I've decided that I am no longer coveting -ahem more correctly working really hard at not coveting a particular piece of property that would be just about perfect for my the kids and I to farm that just happens to be directly attached to our current property. I've decided that it's now a goal, (which is essentially a dream with a deadline) to work toward, Heaven help me! So in order to get to that goal I'd need a tractor as it's a rather large piece of land, I have no experience on a tractor, other than our lawn tractor, which is not nearly the same. Since I have no experience I thought I'd enroll in a tractor safety course offered through the extension office. I did this without telling anyone, expect Ron and the kids, because if I fail I wouldn't have to face up to it and in all likelihood I will fail as I have no way to practice. The class is offered at a very reasonable price so if I fail I can take it again fairly reasonably, but I still didn't want people to know. (One of those vulnerability things.) My kids were visiting their grandparents a couple weekends ago and I stayed home for a very much needed and appreciated quite house, but it came up in conversation that I was taking this class - along with my nephew! I'm glad he is, don't get me wrong, he does a lot of work on a farm and around his home and hopefully we'll both get lots from this class, it just ratcheted up the pressure because somebody knows! Crap! I expected to see him there tonight and was looking forward to seeing a friendly face, what I didn't expect was to see two friendly faces. My father-in-law was there as well, initially I thought he was just dropping my nephew off, but he's taking the class as well. Ratchet, ratchet, ratchet! Now safety is what he taught for quite a long time before retiring recently and is as smart as a whip! (And tells great stories too by the way!) Then I glance over at the registration table and think there is another guy I know, seriously?! At this point I'm starting to look around for the nearest combine to crawl into and hide til it's over. I look at the registration table again to see if I actually do know this guy and he turns around, yup! He's here dropping off his son to take the class! I think it was precisely at that moment I suddenly felt like I was in a pressure cooker! Oh MY Word!!!!
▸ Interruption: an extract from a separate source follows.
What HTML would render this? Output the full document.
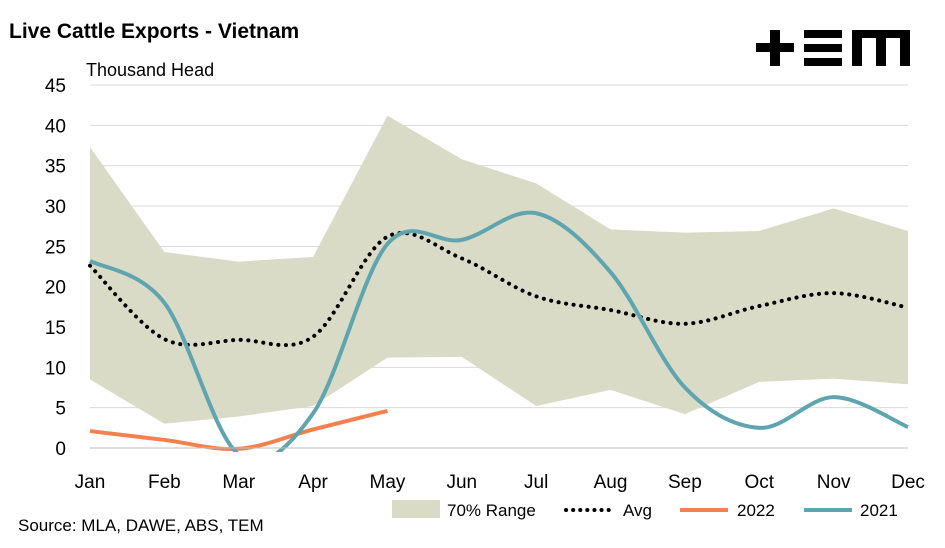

Granted this class is primarily for young teens to get certified so they can legally work on the farms they live on, but I figured there would be at least one person like me... nope, even there I was the only person who was asked why I was there. When the instructor divided up up into two groups to get our hands on a tractor he left me out thinking I was 'just a mom' who's kid was somewhere in the class. He was shocked I was there for the class and I was the only one who didn't have any experience with tractors. Did I mention I wanted to crawl into a combine?! So it's official, I'm the underdog and now y'all know too. Honestly I debated blogging about it to put some pressure on myself to work my butt off and actually pass, but like I mentioned earlier it's a vulnerability thing so I opted not too. But seriously because I don't have a way to practice it's not likely I'm going to pass since the only time I can practice it during class, but I'm going to do my best and I'm not afraid to ask questions if I have them. Wish me luck (not that I believe in luck, it's providence, but how do you say that?!) and hopefully in a few weeks I'll have a new certificate to show y'all!